In The Haunting of Strawberry Water, short story writer and playwright Tara Gould focuses upon a new mother ‘in the throes of post-natal depression’. The protagonist’s pregnancy has thrown up past turmoil, in which she is trying to understand why she herself was abandoned as a baby ‘by the mother she never knew’. Gould’s story sounded wonderfully mysterious; it is set in a 1920s bungalow in the countryside, in which ‘supernatural forces begin to take hold in this gripping and heartrending tale of the uncanny.’
The Haunting of Strawberry Water has been well reviewed, and the following comments made the story appeal to me even more. Jeff Noon believes that ‘Tara Gould knows an essential truth, that ghosts exist in the darkness of the mind. And that sometimes those ghosts can exit the mind and take up residence in the world…’. Hannah Vincent notes Gould’s ‘elegant and profound’ story, which she sees as much of a piece of nature writing as ‘a compelling ghost story, and an expertly handled meditation on the prickly nature of intimate relationships.’
The unnamed narrator’s childhood bungalow home is named Strawberry Water, after a phenomenon which occurs in certain weathers ‘in late spring and summer’ to the river which runs along the bottom of the garden. In an odd twist of fate, the house comes up for sale, and she and her husband decide to move there from their cramped city apartment with their baby daughter, Freya. This throws up a lot of memories for the narrator. When they first move there, she relates the following: ‘In the woods on the other side of the river, I looked at the grey collection of shapes between the black silhouettes of the trees and I thought I saw a dark form flitting chaotically between them. No doubt a fox or a deer, but it sent an unpleasant shiver through me.’
The story opens with the single Polaroid picture which the narrator has of her mother: ‘All that’s visible is a section of leg where the knee pushes forward, the point of a black, shiny shoe protruding at the base of the wooden door, and three slim fingers clutching the door half way up. The rest is simply the vague impression of the form and presence of a person.’ She has never seen her mother’s face, even in a photograph. As a child, she touchingly collects pebbles from the river, which ‘represented a piece of information about my mother that I’d gleaned over the years.’ She goes on to say: ‘I needed desperately to believe that she was decent. She had left her husband and her baby daughter, but perhaps she had secret reasons.’
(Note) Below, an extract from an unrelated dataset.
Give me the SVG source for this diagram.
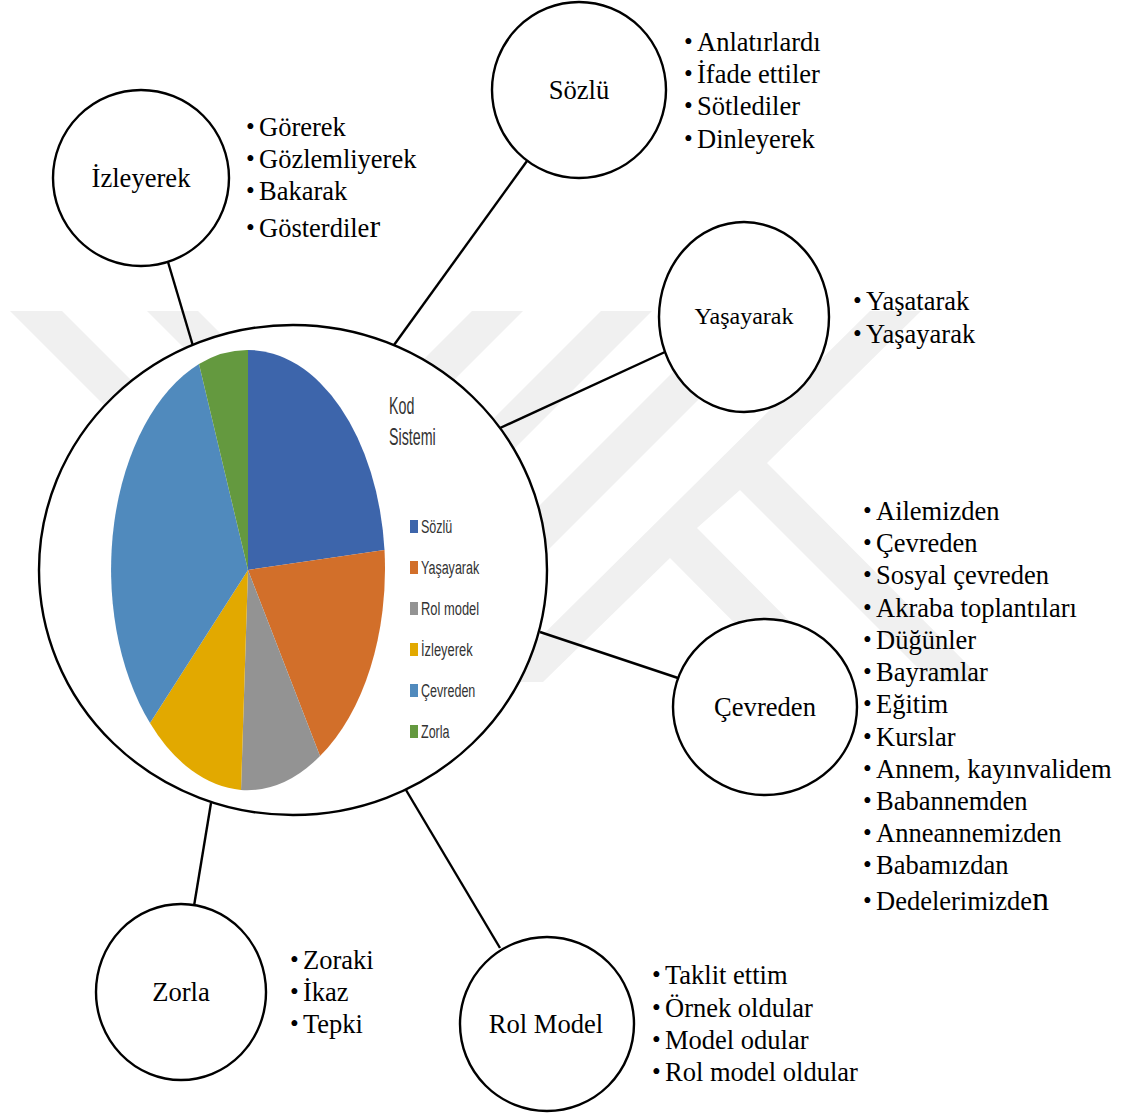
<svg xmlns="http://www.w3.org/2000/svg" width="1126" height="1115" viewBox="0 0 1126 1115">
<style>
.n{fill:#fff;stroke:#000;stroke-width:2.4}
.c{stroke:#000;stroke-width:2.4;fill:none}
text{font-family:"Liberation Serif","Times New Roman",serif;fill:#000}
.t{font-size:26.6px;text-anchor:middle}
.l{font-size:26.5px}
.b{font-size:25px}
.p{font-family:"Liberation Sans",Arial,sans-serif;fill:#333;font-size:19px}
.h{font-size:23px}
.w{fill:#f0f0f0}
</style>
<g id="watermark">
<polygon class="w" points="10,311 62,311 252,501 200,501"/>
<polygon class="w" points="147,311 198,311 388,501 337,501"/>
<polygon class="w" points="472,311 523,311 333,501 282,501"/>
<polygon class="w" points="601,311 652,311 462,501 411,501"/>
<polygon class="w" points="734,311 787,311 537,561 484,561"/>
<polygon class="w" points="870,311 921,311 767,463 985,682 932,682 740,490 697,528 850,682 793,682 670,558 543,682 495,682"/>
</g>
<g id="connectors">
<line class="c" x1="168" y1="262" x2="193" y2="346"/>
<line class="c" x1="527" y1="161" x2="394" y2="345"/>
<line class="c" x1="665" y1="352" x2="500" y2="428"/>
<line class="c" x1="540" y1="632" x2="678" y2="678"/>
<line class="c" x1="406" y1="790" x2="500" y2="948"/>
<line class="c" x1="211" y1="803" x2="194" y2="906"/>
</g>
<g id="hub">
<ellipse class="n" cx="293" cy="570" rx="254" ry="245"/>
<path d="M248 570V350A137 220 0 0 1 384.500 550Z" fill="#3d65ab"/>
<path d="M248 570L384.500 550A137 220 0 0 1 320 756Z" fill="#d26f2a"/>
<path d="M248 570L320 756A137 220 0 0 1 241 790Z" fill="#939393"/>
<path d="M248 570L241 790A137 220 0 0 1 150 723Z" fill="#e2a900"/>
<path d="M248 570L150 723A137 220 0 0 1 199 364Z" fill="#508abd"/>
<path d="M248 570L199 364A137 220 0 0 1 248 350Z" fill="#64993f"/>
<text class="p h" transform="translate(389 414) scale(.62 1)">Kod</text>
<text class="p h" transform="translate(389 445) scale(.62 1)">Sistemi</text>
<rect x="410" y="520" width="8" height="13" fill="#3d65ab"/>
<text class="p" transform="translate(421 533) scale(.66 1)">Sözlü</text>
<rect x="410" y="561" width="8" height="13" fill="#d26f2a"/>
<text class="p" transform="translate(421 574) scale(.66 1)">Yaşayarak</text>
<rect x="410" y="602" width="8" height="13" fill="#939393"/>
<text class="p" transform="translate(421 615) scale(.68 1)">Rol model</text>
<rect x="410" y="643" width="8" height="13" fill="#e2a900"/>
<text class="p" transform="translate(421 656) scale(.68 1)">İzleyerek</text>
<rect x="410" y="684" width="8" height="13" fill="#508abd"/>
<text class="p" transform="translate(421 697) scale(.66 1)">Çevreden</text>
<rect x="410" y="725" width="8" height="13" fill="#64993f"/>
<text class="p" transform="translate(421 738) scale(.66 1)">Zorla</text>
</g>
<g id="node-izleyerek">
<ellipse class="n" cx="141" cy="178" rx="88" ry="88"/>
<text class="t" x="141" y="186.500">İzleyerek</text>
<text class="b" x="246" y="135">•</text><text class="l" x="259" y="135.500">Görerek</text>
<text class="b" x="246" y="167">•</text><text class="l" x="259" y="167.500">Gözlemliyerek</text>
<text class="b" x="246" y="199">•</text><text class="l" x="259" y="199.500">Bakarak</text>
<text class="b" x="246" y="236">•</text><text class="l" x="259" y="236.500">Gösterdile<tspan font-size="32">r</tspan></text>
</g>
<g id="node-sozlu">
<ellipse class="n" cx="579" cy="90" rx="87" ry="88"/>
<text class="t" x="579" y="98.500">Sözlü</text>
<text class="b" x="684" y="50">•</text><text class="l" x="697" y="50.500">Anlatırlardı</text>
<text class="b" x="684" y="82">•</text><text class="l" x="697" y="82.500">İfade ettiler</text>
<text class="b" x="684" y="114">•</text><text class="l" x="697" y="114.500">Sötlediler</text>
<text class="b" x="684" y="147">•</text><text class="l" x="697" y="147.500">Dinleyerek</text>
</g>
<g id="node-yasayarak">
<ellipse class="n" cx="744" cy="317" rx="85" ry="95"/>
<text class="t" x="744" y="324" style="font-size:24px">Yaşayarak</text>
<text class="b" x="853" y="309">•</text><text class="l" x="866" y="309.500">Yaşatarak</text>
<text class="b" x="853" y="342">•</text><text class="l" x="866" y="342.500">Yaşayarak</text>
</g>
<g id="node-cevreden">
<ellipse class="n" cx="765" cy="707" rx="92" ry="88"/>
<text class="t" x="765" y="715.500">Çevreden</text>
<text class="b" x="863" y="519">•</text><text class="l" x="876" y="519.500">Ailemizden</text>
<text class="b" x="863" y="551">•</text><text class="l" x="876" y="551.500">Çevreden</text>
<text class="b" x="863" y="583">•</text><text class="l" x="876" y="583.500">Sosyal çevreden</text>
<text class="b" x="863" y="616">•</text><text class="l" x="876" y="616.500">Akraba toplantıları</text>
<text class="b" x="863" y="648">•</text><text class="l" x="876" y="648.500">Düğünler</text>
<text class="b" x="863" y="680">•</text><text class="l" x="876" y="680.500">Bayramlar</text>
<text class="b" x="863" y="712">•</text><text class="l" x="876" y="712.500">Eğitim</text>
<text class="b" x="863" y="745">•</text><text class="l" x="876" y="745.500">Kurslar</text>
<text class="b" x="863" y="777">•</text><text class="l" x="876" y="777.500">Annem, kayınvalidem</text>
<text class="b" x="863" y="809">•</text><text class="l" x="876" y="809.500">Babannemden</text>
<text class="b" x="863" y="841">•</text><text class="l" x="876" y="841.500">Anneannemizden</text>
<text class="b" x="863" y="873">•</text><text class="l" x="876" y="873.500">Babamızdan</text>
<text class="b" x="863" y="909">•</text><text class="l" x="876" y="909.500">Dedelerimizde<tspan font-size="34">n</tspan></text>
</g>
<g id="node-rolmodel">
<ellipse class="n" cx="547" cy="1024" rx="87" ry="87"/>
<text class="t" x="546" y="1032.500">Rol Model</text>
<text class="b" x="652" y="983">•</text><text class="l" x="665" y="983.500">Taklit ettim</text>
<text class="b" x="652" y="1016">•</text><text class="l" x="665" y="1016.500">Örnek oldular</text>
<text class="b" x="652" y="1048">•</text><text class="l" x="665" y="1048.500">Model odular</text>
<text class="b" x="652" y="1080">•</text><text class="l" x="665" y="1080.500">Rol model oldular</text>
</g>
<g id="node-zorla">
<ellipse class="n" cx="181" cy="992" rx="85" ry="88"/>
<text class="t" x="181" y="1000.500">Zorla</text>
<text class="b" x="290" y="968">•</text><text class="l" x="303" y="968.500">Zoraki</text>
<text class="b" x="290" y="1000">•</text><text class="l" x="303" y="1000.500">İkaz</text>
<text class="b" x="290" y="1032">•</text><text class="l" x="303" y="1032.500">Tepki</text>
</g>
</svg>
We are led from the narrator’s motherless childhood into the more stable period of her twenties, in which she married and fell pregnant: ‘During the whole of my pregnancy,’ she tells us, ‘I was unquestioningly happy – a deep contentment I had never before experienced… I felt connected. I felt… never alone.’ After a difficult birth, in which she states ‘nature revealed her true unmodified self to me’, she visualises herself as follows: ‘… I saw myself putting on a bathrobe and slippers and escaping out of that window, and down the fire escape and away from my baby and the impossible job of being a perfect mother.’
Gould successfully uses a series of short vignettes to weave the story together. The narrative is interconnected, as one vignette leads into the next. Gould’s prose is beautiful, and her story feels like such an honest one, as she relates the everyday struggles of motherhood. Once the more sinister elements start to creep into the narrative – strange noises heard around the house, the baby being unable to settle – I was absolutely invested in the story. By this point, I felt as though I really knew what moved and motivated the bewildered protagonist, and the fear she had surrounding her baby. The inclusion of herself being motherless added an interesting element to the story, and I felt as though it was well explored by Gould.
The Haunting of Strawberry Water is a highly successful short story, which does and says a lot. It is an enjoyable piece of prose, which is beguiling from start to finish; I only wish it had been longer.